Even development systems benefit from generated passwords. This builds good habits and prevents development credentials becoming security holes if exposed.

Testing accounts might use simpler passwords for convenience. Ensure these accounts can't access production data and are disabled in production environments.

Never hardcode passwords in source code. Use environment variables, secrets managers, or configuration files excluded from version control.

Password Manager Integration

Password manager storing generated passwords securely

Password managers make using unique strong passwords practical

Password managers transform password security burden to convenience. Understanding integration options helps you maximize security while minimizing friction.

Most password managers include built-in generators. When creating accounts, the manager generates and saves passwords automatically—you never see or type them manually.

Use our generator when password managers aren't available, for passwords you must memorize, or when you need specific password configurations managers don't support.

Copy passwords from our generator into your password manager's entry for each account. The manager encrypts and stores them securely for future auto-fill.

Password manager extensions detect login forms and offer to fill saved credentials. They also detect new accounts and prompt to save generated passwords.

Autofill prevents phishing by checking domains before filling. If a fake site tries to capture credentials, the manager won't recognize it and won't autofill.

Cloud-synced password managers work across all your browsers and devices. Generate a password on your laptop, and it's immediately available on your phone.

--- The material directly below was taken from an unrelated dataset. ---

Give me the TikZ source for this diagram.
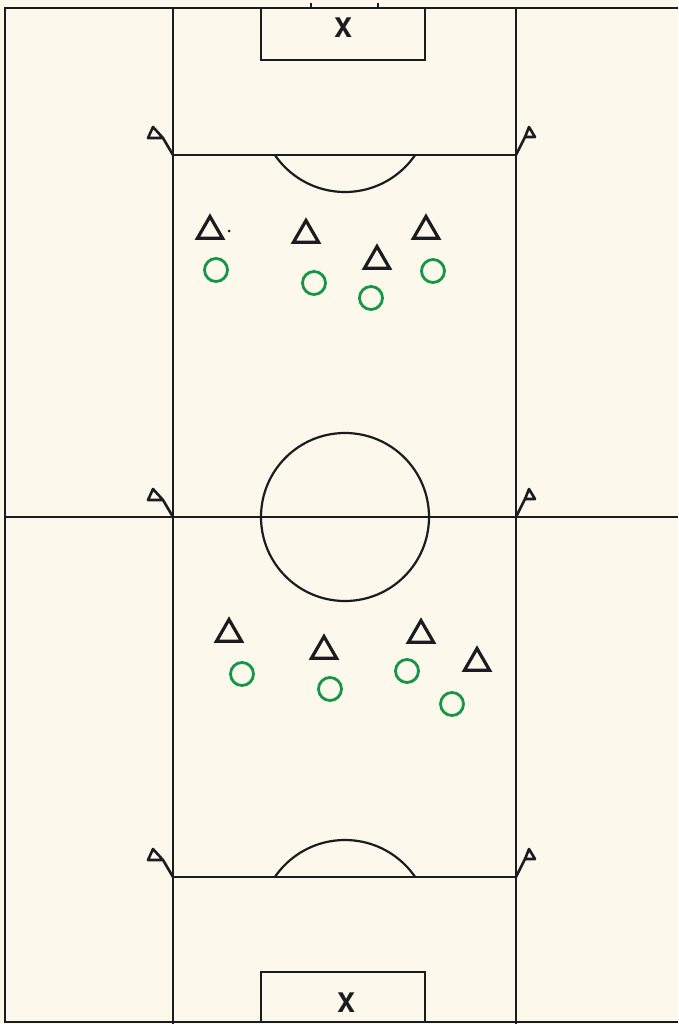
\documentclass[tikz,border=0pt]{standalone}
\usepackage{fontspec}
\setmainfont{TeX Gyre Heros}
\usepackage{tikz}
\usetikzlibrary{shapes.geometric}
\definecolor{papier}{RGB}{252,248,236}
\definecolor{linie}{RGB}{28,28,32}
\definecolor{gruen}{RGB}{20,150,70}
\tikzset{
    angreifer/.style={draw=linie,line width=3.2pt,regular polygon,regular polygon sides=3,minimum size=29pt,inner sep=0pt},
    abwehr/.style={draw=gruen,line width=2.8pt,circle,minimum size=23pt,inner sep=0pt},
    fahne/.style={line width=2.6pt,line join=round}
}

\begin{document}
\begin{tikzpicture}[x=1pt,y=-1pt,line width=2.2pt,color=linie]
        \fill[papier] (0,0) rectangle (678,1024);%背景
        \useasboundingbox (0,0) rectangle (678,1024);
        \draw (678,8)--(5,8)--(5,1022)--(678,1022);%外框
        \draw (173,8)--(173,1024);
        \draw (516,8)--(516,1024);
        \draw (5,517)--(678,517);%中线
        \draw (173,155)--(516,155);
        \draw (173,877)--(516,877);
        \draw (345,517) circle[radius=84];%中圈
        \begin{scope}
            \clip (173,155) rectangle (516,300);
            \draw (345,107) circle[radius=85];
        \end{scope}
        \begin{scope}
            \clip (173,877) rectangle (516,750);
            \draw (345,925) circle[radius=85];
        \end{scope}
        \draw (261,8) rectangle (425,60);%球门区
        \draw (261,1022) rectangle (425,972);
        \draw[line width=1.6pt] (311,3)--(311,8) (378,3)--(378,8);
        \node[font=\fontsize{27}{27}\selectfont\bfseries] (xoben) at (343,28) {X};
        \node[font=\fontsize{27}{27}\selectfont\bfseries] (xunten) at (346,1003) {X};
        \foreach \y in {155,517,877}%角旗
        {
            \draw[fahne] (173,\y)--++(-10,-17)--++(-15,0)--++(5,-11)--++(10,11);
            \draw[fahne] (516,\y)--++(9,-18)--++(10,0)--++(-6,-10)--++(-4,10);
        }
        \foreach \x/\y [count=\i] in {210/231,306/235,377/261,426/231,229/634,324/651,421/635,477/663}
        {
            \node[angreifer] (a\i) at (\x,\y) {};
        }
        \foreach \x/\y [count=\i] in {216/270,314/283,371/298,433/271,242/674,330/689,407/671,452/704}
        {
            \node[abwehr] (b\i) at (\x,\y) {};
        }
        \fill (229,231) circle[radius=1.5];
\end{tikzpicture}
\end{document}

Mobile password managers integrate with system credential providers. Generated passwords auto-fill in apps and browsers through secure system APIs.

Fingerprint or face recognition unlocks your password vault quickly. The manager handles generated password entry while biometrics ensure it's really you.

Configure emergency access for trusted contacts who can request access after waiting periods. This ensures account recovery even if you can't access your manager.